** Start Dataset content **
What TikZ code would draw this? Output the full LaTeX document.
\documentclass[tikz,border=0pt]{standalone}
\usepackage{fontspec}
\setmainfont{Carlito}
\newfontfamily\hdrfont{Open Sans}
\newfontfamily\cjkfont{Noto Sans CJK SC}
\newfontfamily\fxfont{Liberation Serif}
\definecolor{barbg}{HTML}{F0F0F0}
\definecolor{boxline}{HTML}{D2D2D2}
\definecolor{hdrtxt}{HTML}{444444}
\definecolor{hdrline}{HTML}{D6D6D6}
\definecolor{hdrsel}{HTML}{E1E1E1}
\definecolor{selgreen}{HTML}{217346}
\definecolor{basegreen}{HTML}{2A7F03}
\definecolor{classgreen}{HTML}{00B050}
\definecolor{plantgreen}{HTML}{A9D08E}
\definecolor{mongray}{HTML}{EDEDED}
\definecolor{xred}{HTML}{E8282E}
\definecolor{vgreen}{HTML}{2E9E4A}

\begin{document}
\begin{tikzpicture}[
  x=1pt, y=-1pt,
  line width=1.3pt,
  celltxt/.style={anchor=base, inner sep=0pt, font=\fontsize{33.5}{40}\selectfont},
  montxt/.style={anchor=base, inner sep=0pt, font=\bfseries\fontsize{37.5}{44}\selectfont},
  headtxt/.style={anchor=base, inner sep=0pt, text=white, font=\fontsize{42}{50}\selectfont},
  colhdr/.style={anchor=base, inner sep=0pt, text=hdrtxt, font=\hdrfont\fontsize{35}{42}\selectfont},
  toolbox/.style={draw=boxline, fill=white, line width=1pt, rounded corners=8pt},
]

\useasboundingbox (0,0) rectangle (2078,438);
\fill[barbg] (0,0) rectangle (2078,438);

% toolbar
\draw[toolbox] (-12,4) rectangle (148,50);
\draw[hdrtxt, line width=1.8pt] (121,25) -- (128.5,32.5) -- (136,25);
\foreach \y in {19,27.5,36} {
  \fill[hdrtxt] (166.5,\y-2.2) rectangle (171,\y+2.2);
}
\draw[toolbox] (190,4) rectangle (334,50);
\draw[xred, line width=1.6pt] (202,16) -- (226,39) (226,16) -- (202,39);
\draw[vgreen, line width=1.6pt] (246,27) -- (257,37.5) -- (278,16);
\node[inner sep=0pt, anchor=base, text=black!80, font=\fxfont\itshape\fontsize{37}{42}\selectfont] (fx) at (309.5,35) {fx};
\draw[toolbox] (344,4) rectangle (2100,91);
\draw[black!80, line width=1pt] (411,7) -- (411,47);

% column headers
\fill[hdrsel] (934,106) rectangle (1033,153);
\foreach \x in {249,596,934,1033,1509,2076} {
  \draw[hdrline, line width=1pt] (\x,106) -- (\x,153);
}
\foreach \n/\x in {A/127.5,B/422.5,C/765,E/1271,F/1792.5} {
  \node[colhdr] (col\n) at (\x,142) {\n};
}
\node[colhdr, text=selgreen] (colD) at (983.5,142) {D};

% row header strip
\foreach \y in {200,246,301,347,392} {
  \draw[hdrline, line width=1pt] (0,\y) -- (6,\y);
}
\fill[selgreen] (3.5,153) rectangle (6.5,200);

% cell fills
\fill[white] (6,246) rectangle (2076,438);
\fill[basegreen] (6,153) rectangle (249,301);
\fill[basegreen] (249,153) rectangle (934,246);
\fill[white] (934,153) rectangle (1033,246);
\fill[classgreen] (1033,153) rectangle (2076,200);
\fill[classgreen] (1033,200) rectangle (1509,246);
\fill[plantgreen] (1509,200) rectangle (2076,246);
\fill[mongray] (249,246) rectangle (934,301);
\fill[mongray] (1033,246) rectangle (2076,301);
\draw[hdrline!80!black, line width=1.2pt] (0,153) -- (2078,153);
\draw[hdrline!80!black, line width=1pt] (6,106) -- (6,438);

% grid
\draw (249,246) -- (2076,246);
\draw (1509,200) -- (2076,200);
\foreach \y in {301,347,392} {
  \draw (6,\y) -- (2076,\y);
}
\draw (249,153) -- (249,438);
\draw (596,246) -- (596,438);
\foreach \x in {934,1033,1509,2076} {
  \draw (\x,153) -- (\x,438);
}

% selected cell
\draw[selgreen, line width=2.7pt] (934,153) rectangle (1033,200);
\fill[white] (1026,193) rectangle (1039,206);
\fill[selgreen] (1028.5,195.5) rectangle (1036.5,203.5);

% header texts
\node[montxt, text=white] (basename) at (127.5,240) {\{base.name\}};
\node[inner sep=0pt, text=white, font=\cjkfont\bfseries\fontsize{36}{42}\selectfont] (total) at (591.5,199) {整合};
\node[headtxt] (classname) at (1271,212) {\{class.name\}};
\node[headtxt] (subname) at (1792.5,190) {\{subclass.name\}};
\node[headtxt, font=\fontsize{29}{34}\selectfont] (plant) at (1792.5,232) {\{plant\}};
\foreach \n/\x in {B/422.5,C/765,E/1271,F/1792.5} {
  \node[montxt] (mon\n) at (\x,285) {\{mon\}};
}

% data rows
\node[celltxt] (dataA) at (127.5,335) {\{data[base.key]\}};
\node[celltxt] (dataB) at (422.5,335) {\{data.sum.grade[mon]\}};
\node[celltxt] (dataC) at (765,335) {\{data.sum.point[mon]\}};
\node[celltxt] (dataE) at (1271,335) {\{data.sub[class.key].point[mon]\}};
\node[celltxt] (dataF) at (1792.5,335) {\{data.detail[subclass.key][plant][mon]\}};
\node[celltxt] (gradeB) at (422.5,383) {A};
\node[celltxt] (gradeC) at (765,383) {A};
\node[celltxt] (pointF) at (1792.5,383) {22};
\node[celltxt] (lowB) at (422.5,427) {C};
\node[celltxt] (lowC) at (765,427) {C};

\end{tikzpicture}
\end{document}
** End Dataset content **
> _Objective_: Retype all the material above precisely, with no line left out.

> _Solution to this problem_:
What TikZ code would draw this? Output the full LaTeX document.
\documentclass[tikz,border=0pt]{standalone}
\usepackage{fontspec}
\setmainfont{Carlito}
\newfontfamily\hdrfont{Open Sans}
\newfontfamily\cjkfont{Noto Sans CJK SC}
\newfontfamily\fxfont{Liberation Serif}
\definecolor{barbg}{HTML}{F0F0F0}
\definecolor{boxline}{HTML}{D2D2D2}
\definecolor{hdrtxt}{HTML}{444444}
\definecolor{hdrline}{HTML}{D6D6D6}
\definecolor{hdrsel}{HTML}{E1E1E1}
\definecolor{selgreen}{HTML}{217346}
\definecolor{basegreen}{HTML}{2A7F03}
\definecolor{classgreen}{HTML}{00B050}
\definecolor{plantgreen}{HTML}{A9D08E}
\definecolor{mongray}{HTML}{EDEDED}
\definecolor{xred}{HTML}{E8282E}
\definecolor{vgreen}{HTML}{2E9E4A}

\begin{document}
\begin{tikzpicture}[
  x=1pt, y=-1pt,
  line width=1.3pt,
  celltxt/.style={anchor=base, inner sep=0pt, font=\fontsize{33.5}{40}\selectfont},
  montxt/.style={anchor=base, inner sep=0pt, font=\bfseries\fontsize{37.5}{44}\selectfont},
  headtxt/.style={anchor=base, inner sep=0pt, text=white, font=\fontsize{42}{50}\selectfont},
  colhdr/.style={anchor=base, inner sep=0pt, text=hdrtxt, font=\hdrfont\fontsize{35}{42}\selectfont},
  toolbox/.style={draw=boxline, fill=white, line width=1pt, rounded corners=8pt},
]

\useasboundingbox (0,0) rectangle (2078,438);
\fill[barbg] (0,0) rectangle (2078,438);

% toolbar
\draw[toolbox] (-12,4) rectangle (148,50);
\draw[hdrtxt, line width=1.8pt] (121,25) -- (128.5,32.5) -- (136,25);
\foreach \y in {19,27.5,36} {
  \fill[hdrtxt] (166.5,\y-2.2) rectangle (171,\y+2.2);
}
\draw[toolbox] (190,4) rectangle (334,50);
\draw[xred, line width=1.6pt] (202,16) -- (226,39) (226,16) -- (202,39);
\draw[vgreen, line width=1.6pt] (246,27) -- (257,37.5) -- (278,16);
\node[inner sep=0pt, anchor=base, text=black!80, font=\fxfont\itshape\fontsize{37}{42}\selectfont] (fx) at (309.5,35) {fx};
\draw[toolbox] (344,4) rectangle (2100,91);
\draw[black!80, line width=1pt] (411,7) -- (411,47);

% column headers
\fill[hdrsel] (934,106) rectangle (1033,153);
\foreach \x in {249,596,934,1033,1509,2076} {
  \draw[hdrline, line width=1pt] (\x,106) -- (\x,153);
}
\foreach \n/\x in {A/127.5,B/422.5,C/765,E/1271,F/1792.5} {
  \node[colhdr] (col\n) at (\x,142) {\n};
}
\node[colhdr, text=selgreen] (colD) at (983.5,142) {D};

% row header strip
\foreach \y in {200,246,301,347,392} {
  \draw[hdrline, line width=1pt] (0,\y) -- (6,\y);
}
\fill[selgreen] (3.5,153) rectangle (6.5,200);

% cell fills
\fill[white] (6,246) rectangle (2076,438);
\fill[basegreen] (6,153) rectangle (249,301);
\fill[basegreen] (249,153) rectangle (934,246);
\fill[white] (934,153) rectangle (1033,246);
\fill[classgreen] (1033,153) rectangle (2076,200);
\fill[classgreen] (1033,200) rectangle (1509,246);
\fill[plantgreen] (1509,200) rectangle (2076,246);
\fill[mongray] (249,246) rectangle (934,301);
\fill[mongray] (1033,246) rectangle (2076,301);
\draw[hdrline!80!black, line width=1.2pt] (0,153) -- (2078,153);
\draw[hdrline!80!black, line width=1pt] (6,106) -- (6,438);

% grid
\draw (249,246) -- (2076,246);
\draw (1509,200) -- (2076,200);
\foreach \y in {301,347,392} {
  \draw (6,\y) -- (2076,\y);
}
\draw (249,153) -- (249,438);
\draw (596,246) -- (596,438);
\foreach \x in {934,1033,1509,2076} {
  \draw (\x,153) -- (\x,438);
}

% selected cell
\draw[selgreen, line width=2.7pt] (934,153) rectangle (1033,200);
\fill[white] (1026,193) rectangle (1039,206);
\fill[selgreen] (1028.5,195.5) rectangle (1036.5,203.5);

% header texts
\node[montxt, text=white] (basename) at (127.5,240) {\{base.name\}};
\node[inner sep=0pt, text=white, font=\cjkfont\bfseries\fontsize{36}{42}\selectfont] (total) at (591.5,199) {整合};
\node[headtxt] (classname) at (1271,212) {\{class.name\}};
\node[headtxt] (subname) at (1792.5,190) {\{subclass.name\}};
\node[headtxt, font=\fontsize{29}{34}\selectfont] (plant) at (1792.5,232) {\{plant\}};
\foreach \n/\x in {B/422.5,C/765,E/1271,F/1792.5} {
  \node[montxt] (mon\n) at (\x,285) {\{mon\}};
}

% data rows
\node[celltxt] (dataA) at (127.5,335) {\{data[base.key]\}};
\node[celltxt] (dataB) at (422.5,335) {\{data.sum.grade[mon]\}};
\node[celltxt] (dataC) at (765,335) {\{data.sum.point[mon]\}};
\node[celltxt] (dataE) at (1271,335) {\{data.sub[class.key].point[mon]\}};
\node[celltxt] (dataF) at (1792.5,335) {\{data.detail[subclass.key][plant][mon]\}};
\node[celltxt] (gradeB) at (422.5,383) {A};
\node[celltxt] (gradeC) at (765,383) {A};
\node[celltxt] (pointF) at (1792.5,383) {22};
\node[celltxt] (lowB) at (422.5,427) {C};
\node[celltxt] (lowC) at (765,427) {C};

\end{tikzpicture}
\end{document}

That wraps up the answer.